Des dizaines de milliers de personnes ont convergé vers Novi Sad pour les blocages, baptisés « Trois mois - trois ponts ». L'un d'entre eux devrait se prolonger jusqu'à dimanche.
Dès le début des blocages, des ponts entiers et les rues avoisinantes ont été inondés de personnes, tandis que beaucoup d'autres se tenaient sur les berges en contrebas. Des étudiants gardiens autoproclamés ont dû contrôler le nombre de personnes marchant sur les ponts pour des raisons de sécurité.
« Après une longue période, nous pouvons ressentir une énergie positive dans l'air, dans les rues, parmi les gens », a déclaré Slavica Nikolic, une habitante du quartier.
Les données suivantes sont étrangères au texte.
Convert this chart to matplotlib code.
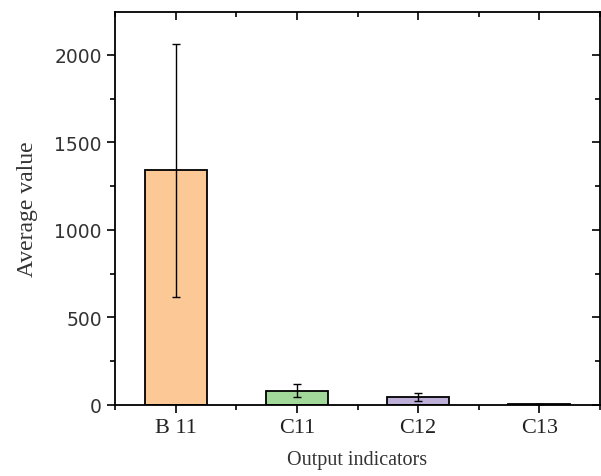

« Lorsque je parle aux gens, j'ai l'impression que l'espoir s'est réveillé », a-t-elle déclaré. « Nous nous souvenons bien des moments les plus difficiles. C'est enfin une sorte de nouvel espoir, que quelque chose de bon va se produire dans ce pays ».
Les routes menant à la ville étaient encombrées de voitures avant le rassemblement, les gens essayant de rejoindre Novi Sad depuis Belgrade et d'autres villes serbes.
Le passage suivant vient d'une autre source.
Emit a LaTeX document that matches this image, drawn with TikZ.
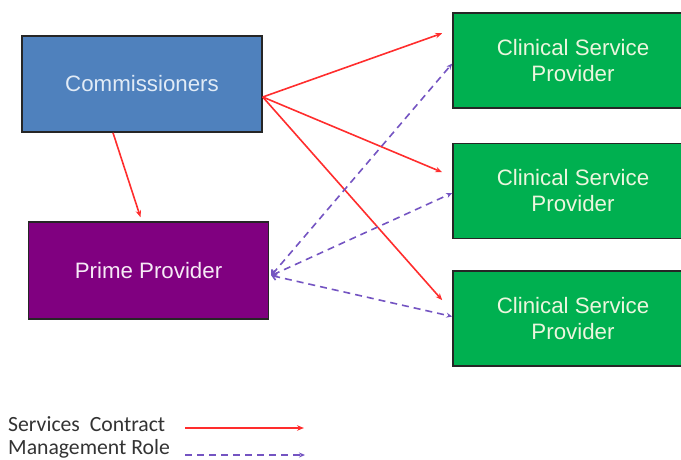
\documentclass[tikz,border=0pt]{standalone}
\usepackage{fontspec}
\setmainfont{Liberation Sans}
\newfontfamily\legendfont{Carlito}
\usepackage{tikz}
\usetikzlibrary{arrows.meta}
\definecolor{commblue}{RGB}{79,129,189}
\definecolor{commtext}{RGB}{225,235,246}
\definecolor{primepurple}{RGB}{128,0,128}
\definecolor{primetext}{RGB}{246,234,246}
\definecolor{cspgreen}{RGB}{0,176,80}
\definecolor{csptext}{RGB}{236,246,222}
\definecolor{contractred}{RGB}{255,45,45}
\definecolor{rolepurple}{RGB}{116,84,194}

\begin{document}
\begin{tikzpicture}[x=1pt, y=-1pt,
    box/.style={draw=black!85, line width=1.5pt, minimum width=240pt,
      minimum height=96pt, inner sep=0pt, align=center,
      font=\fontsize{22.3}{26}\selectfont},
    contract/.style={-{Stealth[length=7pt,width=5.5pt]}, contractred,
      line width=1.6pt},
    role/.style={-{Stealth[length=6pt,width=5pt]}, rolepurple,
      line width=1.6pt, dash pattern=on 7pt off 5pt},
    legend/.style={anchor=west, inner sep=0pt, text=black!80,
      font=\legendfont\fontsize{21.7}{26}\selectfont}
  ]
    \useasboundingbox (0,0) rectangle (681,459);
    \clip (0,0) rectangle (681,459);

    \node[box, fill=commblue, text=commtext] (comm) at (142,84) {Commissioners};
    \node[box, fill=primepurple, text=primetext, minimum height=97pt] (prime) at (148.5,270.5) {Prime Provider};

    \node[box, fill=cspgreen, text=csptext, minimum height=95pt] (csp1) at (573,60.5) {Clinical Service\\Provider};
    \node[box, fill=cspgreen, text=csptext, minimum height=95pt] (csp2) at (573,191) {Clinical Service\\Provider};
    \node[box, fill=cspgreen, text=csptext, minimum height=95pt] (csp3) at (573,318.5) {Clinical Service\\Provider};

    \draw[contract] ([xshift=-29pt]comm.south) -- ([shift={(-8pt,4pt)}]prime.north);
    \draw[contract] ([yshift=-13pt]comm.east) -- ([shift={(-10pt,-21pt)}]csp1.north west);
    \draw[contract] ([yshift=-13pt]comm.east) -- ([shift={(-10pt,-29.5pt)}]csp2.north west);
    \draw[contract] ([yshift=-13pt]comm.east) -- ([shift={(-10pt,-30pt)}]csp3.north west);

    \draw[role, {Straight Barb[length=4pt,width=7pt]}-{Stealth[length=6pt,width=5pt]}] ([shift={(2pt,-5pt)}]prime.east) -- ([yshift=-3pt]csp1.west);
    \draw[role, {Straight Barb[length=4pt,width=7pt]}-{Stealth[length=6pt,width=5pt]}] ([shift={(2pt,-5pt)}]prime.east) -- ([yshift=-2pt]csp2.west);
    \draw[role, {Straight Barb[length=4pt,width=7pt]}-{Stealth[length=6pt,width=5pt]}] ([shift={(2pt,-5pt)}]prime.east) -- ([yshift=2pt]csp3.west);

    \node[legend] (legcontract) at (8,424) {Services\ \ Contract};
    \node[legend] (legrole) at (8,449) {Management Role};
    \coordinate (contractfrom) at (185,428);
    \coordinate (contractto) at (304,428);
    \coordinate (rolefrom) at (185,455);
    \coordinate (roleto) at (305,455);
    \draw[contract] (contractfrom) -- (contractto);
    \draw[role] (rolefrom) -- (roleto);
  \end{tikzpicture}
\end{document}
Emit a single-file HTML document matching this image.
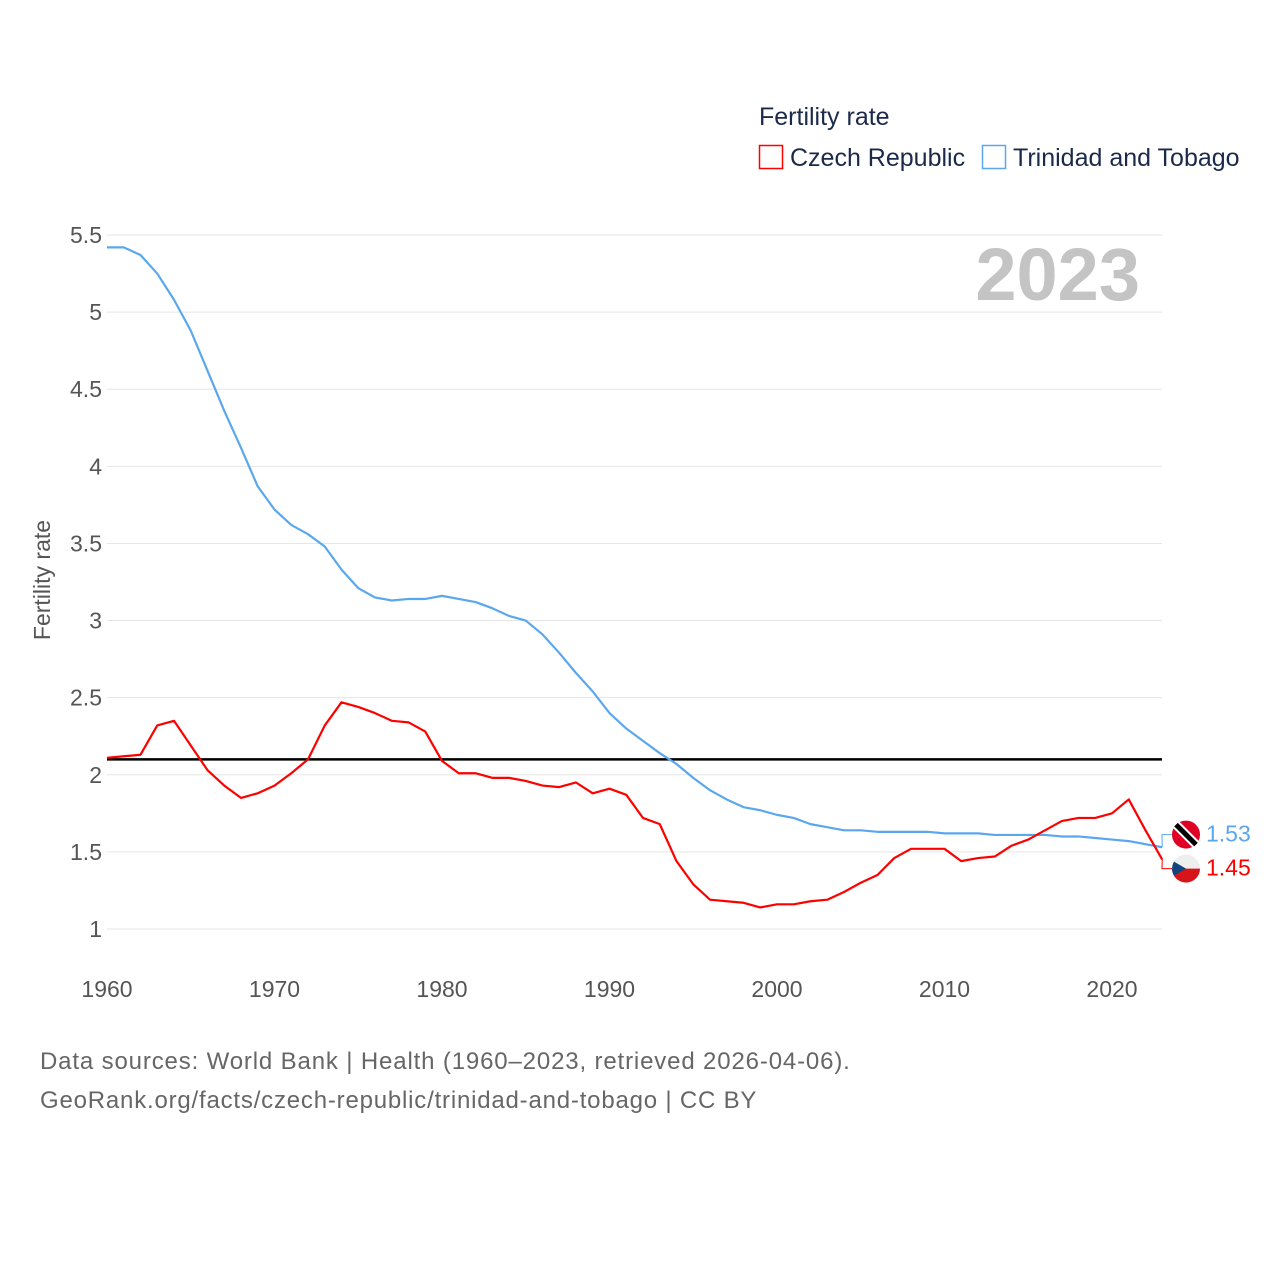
<!DOCTYPE html>
<html><head><meta charset="utf-8"><style>
body{margin:0;background:#fff;}
svg text{font-family:"Liberation Sans",sans-serif;}
</style></head><body>
<svg id="chart" width="1280" height="1280" xmlns="http://www.w3.org/2000/svg">
<rect width="1280" height="1280" fill="#fff"/>
<text x="759" y="125" font-size="25" fill="#1b2a4a">Fertility rate</text>
<g><rect x="759.5" y="145.5" width="23" height="23" fill="none" stroke="#f00" stroke-width="1.5"/><text x="790" y="166" font-size="25" fill="#1b2a4a">Czech Republic</text></g>
<g><rect x="982.5" y="145.5" width="23" height="23" fill="none" stroke="#5ba7ee" stroke-width="1.5"/><text x="1013" y="166" font-size="25" fill="#1b2a4a">Trinidad and Tobago</text></g>
<text x="1140" y="300" font-size="74" font-weight="bold" fill="#c4c4c4" text-anchor="end">2023</text>
<text transform="translate(50,580) rotate(-90)" font-size="23" fill="#555" text-anchor="middle">Fertility rate</text>
<g id="grid"></g><g id="yt"></g><g id="xt"></g><g id="lines"></g>
<text x="40" y="1069" font-size="24" fill="#666" letter-spacing="0.85">Data sources: World Bank | Health (1960–2023, retrieved 2026-04-06).</text>
<text x="40" y="1108" font-size="24" fill="#666" letter-spacing="0.8">GeoRank.org/facts/czech-republic/trinidad-and-tobago | CC BY</text>
</svg>
<script>
const years=[];for(let y=1960;y<=2023;y++)years.push(y);
const trinidad=[5.42,5.42,5.37,5.25,5.08,4.88,4.62,4.36,4.12,3.87,3.72,3.62,3.56,3.48,3.33,3.21,3.15,3.13,3.14,3.14,3.16,3.14,3.12,3.08,3.03,3.00,2.91,2.79,2.66,2.54,2.40,2.30,2.22,2.14,2.07,1.98,1.90,1.84,1.79,1.77,1.74,1.72,1.68,1.66,1.64,1.64,1.63,1.63,1.63,1.63,1.62,1.62,1.62,1.61,1.61,1.61,1.61,1.60,1.60,1.59,1.58,1.57,1.55,1.53];
const czech=[2.11,2.12,2.13,2.32,2.35,2.19,2.03,1.93,1.85,1.88,1.93,2.01,2.10,2.32,2.47,2.44,2.40,2.35,2.34,2.28,2.09,2.01,2.01,1.98,1.98,1.96,1.93,1.92,1.95,1.88,1.91,1.87,1.72,1.68,1.44,1.29,1.19,1.18,1.17,1.14,1.16,1.16,1.18,1.19,1.24,1.30,1.35,1.46,1.52,1.52,1.52,1.44,1.46,1.47,1.54,1.58,1.64,1.70,1.72,1.72,1.75,1.84,1.64,1.45];
const yTicks=[1,1.5,2,2.5,3,3.5,4,4.5,5,5.5];
const yTickLabels=["1","1.5","2","2.5","3","3.5","4","4.5","5","5.5"];
const xTicks=[1960,1970,1980,1990,2000,2010,2020];
const replacement=[2.1];
const NS="http://www.w3.org/2000/svg";
const X=v=>107+(v-1960)*(1005/60);
const Y=v=>929-(v-1)*(694/4.5);
function mk(tag,attrs,parent){const e=document.createElementNS(NS,tag);for(const k in attrs)e.setAttribute(k,attrs[k]);parent.appendChild(e);return e;}
const grid=document.getElementById('grid'),yt=document.getElementById('yt'),xt=document.getElementById('xt'),lines=document.getElementById('lines');
yTicks.forEach((v,i)=>{
 const l=mk('line',{x1:107,x2:1162,y1:Y(v),y2:Y(v),stroke:'#e6e6e6','stroke-width':1},grid);
 
 
 const t=mk('text',{x:102,y:Y(v)+8,'font-size':23,fill:'#555','text-anchor':'end'},yt);t.textContent=yTickLabels[i];
 
 
});
xTicks.forEach(v=>{
 const t=mk('text',{x:X(v),y:997,'font-size':23,fill:'#555','text-anchor':'middle'},xt);t.textContent=v;
 
 
});
const ref=mk('line',{x1:107,x2:1162,y1:Y(replacement[0]),y2:Y(replacement[0]),stroke:'#000','stroke-width':2.5},lines);


function series(arr,color,name){
 const p=mk('polyline',{points:arr.map((v,i)=>X(years[i])+','+Y(v)).join(' '),fill:'none',stroke:color,'stroke-width':2.2,'stroke-linejoin':'round'},lines);
 
 
}
series(trinidad,'#5ba7ee','trinidad-line');
series(czech,'#f00','czech-line');
const lastT=trinidad[trinidad.length-1],lastC=czech[czech.length-1];
const yT=Math.max(Y(lastT),Y(lastC))-25,yC=yT+34;
mk('polyline',{points:`${X(2023)},${Y(lastT)} 1162,${yT} 1172,${yT}`,fill:'none',stroke:'#5ba7ee','stroke-width':1},lines);
mk('polyline',{points:`${X(2023)},${Y(lastC)} 1162,${yC} 1172,${yC}`,fill:'none',stroke:'#f00','stroke-width':1},lines);
const fT=mk('g',{},lines);


mk('circle',{cx:1186,cy:yT,r:14,fill:'#e00025'},fT);
mk('line',{x1:1176,y1:yT-10,x2:1196,y2:yT+10,stroke:'#fff','stroke-width':9},fT);
mk('line',{x1:1176,y1:yT-10,x2:1196,y2:yT+10,stroke:'#000','stroke-width':5},fT);
const fC=mk('g',{},lines);


mk('circle',{cx:1186,cy:yC,r:14,fill:'#eee'},fC);
mk('path',{d:`M1172,${yC} A14,14 0 0 0 1200,${yC} Z`,fill:'#d7141a'},fC);
mk('path',{d:`M1174,${yC-7} L1186,${yC} L1174,${yC+7} A14,14 0 0 1 1174,${yC-7}Z`,fill:'#11457e'},fC);
const tT=mk('text',{x:1206,y:yT+7,'font-size':23,fill:'#5ba7ee'},lines);tT.textContent=lastT.toFixed(2);


const tC=mk('text',{x:1206,y:yC+7,'font-size':23,fill:'#f00'},lines);tC.textContent=lastC.toFixed(2);


</script>
</body></html>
Des tracteurs ont roulé dans les rues de la ville, tandis que des agriculteurs ont précédé les trois colonnes d'étudiants qui se dirigeaient vers les trois ponts et que des milliers d'habitants les acclamaient tout au long du parcours. Beaucoup portaient des drapeaux serbes dans la foule ou des banderoles sur lesquelles on pouvait lire « Trois mois » ou « Nous défendons la liberté ».
Le pouvoir du populiste Vučić contesté
Les étudiants ont joué un rôle de premier plan dans les manifestations qui sont devenues le défi le plus sérieux depuis des années pour le puissant dirigeant populiste du pays, le président Aleksandar Vučić.
M. Vučić a accusé les étudiants et les autres manifestants de travailler pour des services de renseignement étrangers afin de le chasser du pouvoir, tout en proposant des concessions et des pourparlers et en proférant des menaces voilées en déclarant que « la patience de ses partisans est à bout ».
« Aujourd'hui, nous proposons des pourparlers et aujourd'hui, nous proposons le dialogue », a déclaré M. Vučić samedi. « Dès que quelqu'un pense qu'il utilisera la violence pour prendre le pouvoir, l'État agira comme un État, comme partout ailleurs dans le monde ».
La persistance des manifestations a contraint le Premier ministre Miloš Vučević à démissionner en début de semaine et le gouvernement populiste a fait diverses concessions pour tenter d'étouffer la résistance croissante.
Vendredi soir, des milliers de personnes sont venues accueillir des centaines d'étudiants de Belgrade qui avaient marché pendant deux jours pour rejoindre les barrages des ponts.
Outre Novi Sad et Belgrade, des manifestations quotidiennes et des blocages de la circulation ont eu lieu dans toute la Serbie, souvent émaillés d'incidents, notamment des conducteurs fonçant sur les manifestants.
L'un de ces incidents s'est produit vendredi à Belgrade, laissant deux femmes blessées après qu'un conducteur les a renversées.
Tout au long de leur marche de 80 kilomètres vers Novi Sad, jeudi et vendredi, les étudiants de Belgrade ont été accueillis par des citoyens enthousiastes qui klaxonnaient ou sortaient de chez eux pour leur offrir de la nourriture et des boissons.
Des centaines d'autres personnes à vélo et à moto se sont dirigées séparément vers Novi Sad vendredi et samedi, tandis que les chauffeurs de taxi de Belgrade ont déclaré qu'ils viendraient aussi et ramèneraient les marcheurs chez eux dimanche.